The morning started at -2F and beautiful and sunny.  The Rocky Mountains, skylines and valleys were incredible. The ability to see for hundreds of miles was awe inspiring.   There were times where you could see the road as it curved toward the future.  We kept musing about the explorers of the past and how difficult it must have been for them without so many of the conveniences we had with us today.  It is difficult to imagine traveling these distances on sleds or snow shoes instead of vehicles.  Not to mention roads, GPS, radios, and cell phones, cold weather gear, sun glasses, etc.  Our conclusion - these guys were the real explorers.


At mile 373 we reached the highest summit on the Alaska Highway at 4,250 ft., shortly after, we crossed the Continental Divide.  To the south of the Continental Divide all rivers flow into the Arctic Ocean via the MacKenzieRiver.  The rivers further north, with few exceptions, all flow into the Pacific Ocean via the mighty Yukon River.


Stopping for fuel (for bodies and vehicles) at Toad’s Crossing we left our contributions to the 7100+ baseball hat collection.  When walking into the store/restaurant it was apparent that hats were his passion.  The hats covered all ceiling space in the main shop area and ¼ of the top of the walls.  


Leaving Toad’s Crossing, the weather turned and we were dealing with near continual whiteout conditions on hard pack ice until Laird.  A quick lunch stop and we were back on the road.  Our first major wildlife sighting – about 50 Wood Bison were quietly foraging at the side of the highway.  
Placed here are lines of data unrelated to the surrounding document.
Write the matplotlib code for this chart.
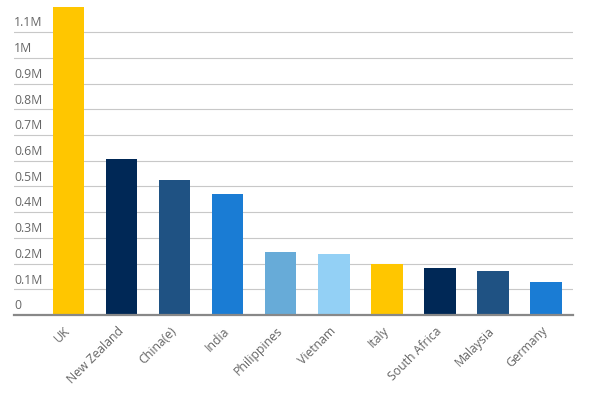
import matplotlib
matplotlib.use("Agg")
import matplotlib.pyplot as plt

countries = ["UK", "New Zealand", "China(e)", "India", "Philippines",
             "Vietnam", "Italy", "South Africa", "Malaysia", "Germany"]
values = [1.2, 0.607, 0.525, 0.472, 0.246, 0.238, 0.197, 0.184, 0.170, 0.127]
colors = ["#FFC600", "#002856", "#1F5283", "#1A7CD4", "#67ABD8",
          "#93D0F5", "#FFC600", "#002856", "#1F5283", "#1A7CD4"]
yticks = [0, 0.1, 0.2, 0.3, 0.4, 0.5, 0.6, 0.7, 0.8, 0.9, 1.0, 1.1]
ylabels = ["0", "0.1M", "0.2M", "0.3M", "0.4M", "0.5M", "0.6M",
           "0.7M", "0.8M", "0.9M", "1M", "1.1M"]

plt.rcParams["font.family"] = ["Open Sans", "DejaVu Sans"]
txt = "#666666"

fig = plt.figure(figsize=(5.9, 3.95), dpi=100)
ax = fig.add_axes([14 / 590, 80 / 395, 559 / 590, 308.5 / 395])

x = range(len(countries))
ax.bar(x, values, width=0.6, color=colors, zorder=3)

ax.set_xlim(-1.028, 9.515)
ax.set_ylim(0, 1.2)

# gridlines, labels sit just above each line
for v in yticks[1:]:
    ax.axhline(v, color="#c8c8c8", lw=0.8, zorder=1)
ax.set_yticks([])
for v, lab in zip(yticks, ylabels):
    ax.annotate(lab, xy=(0, v), xycoords=("axes fraction", "data"),
                xytext=(0, 2), textcoords="offset points",
                ha="left", va="bottom", fontsize=8.8, color=txt)

ax.set_xticks(list(x))
ax.set_xticklabels(countries, rotation=45, ha="right", va="center",
                   rotation_mode="anchor", fontsize=8.8, color=txt)
ax.tick_params(axis="x", length=0, pad=10)

for s in ["top", "right", "left"]:
    ax.spines[s].set_visible(False)
ax.spines["bottom"].set_color("#888888")
ax.spines["bottom"].set_linewidth(1.6)
ax.spines["bottom"].set_zorder(4)

fig.savefig("out.png", dpi=100)
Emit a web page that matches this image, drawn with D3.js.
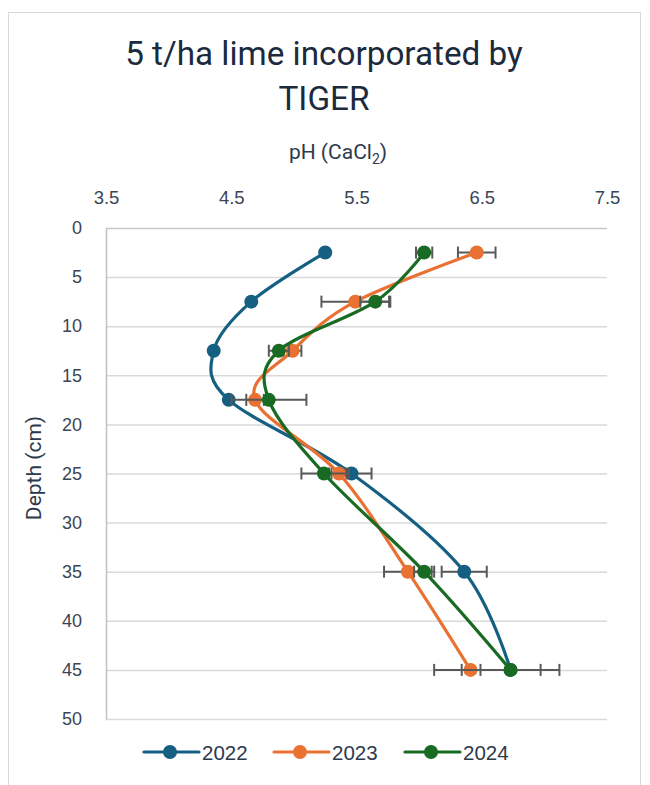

It was inevitable, four or so miles outside of Watson Lake while Kim was giving one of her historical updates we heard over the radio somewhat colourful language from her instead of history.  After a moment or so she composed herself and informed us that a rock had hit the windshield of Jim’s 110 and sprayed small shards of glass into the interior.  Now all three vehicles had run into problems of one sort or another. 


Despite travelling through the ranging territories of the Racheria and Carcross Caribou herds, none were spotted today.   But there is always tomorrow.